Miami,
30
November
2020
|
16:26 PM
Europe/Amsterdam

Local artist takes travelers down sinkhole into ancient Miami

Installation envisions the origin of 10,000-year-old Cutler Fossil Site at Deering Estate through large-scale charcoal and ink drawings

We Inherit the Earth: Site and Memory in South Florida, the newest art exhibition at Miami International Airport by local artist Christina Pettersson, takes travelers down a literal rabbit hole into the Cutler Fossil Site, a sinkhole on the land of what is now the Deering Estate - the 21st Century house museum, cultural and ecological field station, and historic landmark located in southern Miami-Dade County.

A current Artist in Residence at the Deering Estate, Pettersson chose to explore the Cutler Fossil Site with the ancient natural materials of charcoal and ink on wood panels, so that viewers can begin to imagine the glorious land of Florida 10,000 years ago - a land that was hundreds of miles wider and hundreds of feet higher than today, and a vast savannah filled with Ice Age mammals and some of America’s first indigenous people.

Over millennia, this 13-foot-deep by 23-foot-wide sinkhole has been a den for dire wolves, a watering hole, a shelter, and a burial place. When discovered in 1979, the karstic limestone solution hole was filled with thousands of bones of Pleistocene animals, as well as human bones and artifacts of Paleo-Indians and people of the Archaic period. 

My artwork is the result of my experience of living in the Deep South, a place I genuinely love and feel connected to, yet often mourn for.

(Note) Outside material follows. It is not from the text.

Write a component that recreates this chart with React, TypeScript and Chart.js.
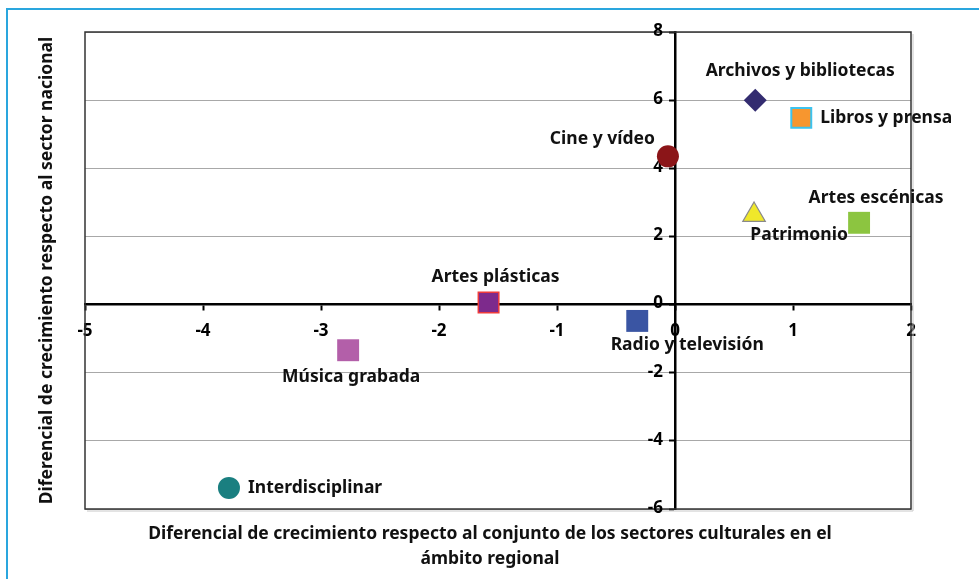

What materializes is not so much a straightforward viewpoint as a shadow world. I long to restore that epic and mythological dimension, a sense of awe and reverence for the world. The fact is they are not much about my personality. I want to be a storyteller, believing that life is still wild.
Christina Pettersson

Christina Pettersson was born in Stockholm, Sweden and lives in Miami, Florida. She is known for her large-scale drawings, videos, sculptural installations and group performances, focusing on the history and environment of her native South Florida. She is the recipient of a Knight Grant, Ellies Creator Award, Florida Cultural Consortium Fellowship thrice, and is a Fulbright Scholar, and has attended residencies such as Everglades National Park, the historic Deering Estate, The Studios of Key West, Yaddo and Ucross. She is in the collections of the Pérez Art Museum Miami, Museum of Contemporary Art, North Miami, Bass Museum of Art, Margulies Collection and the Four Seasons Hotel, as well as nationally and internationally.

We Inherit the Earth: Site and Memory in South Florida, on display near Gate D29 at MIA through April 2021, is funded by The Ellies, Miami’s visual arts awards by Oolite Arts, and presented by MIA Galleries, Miami International Airport.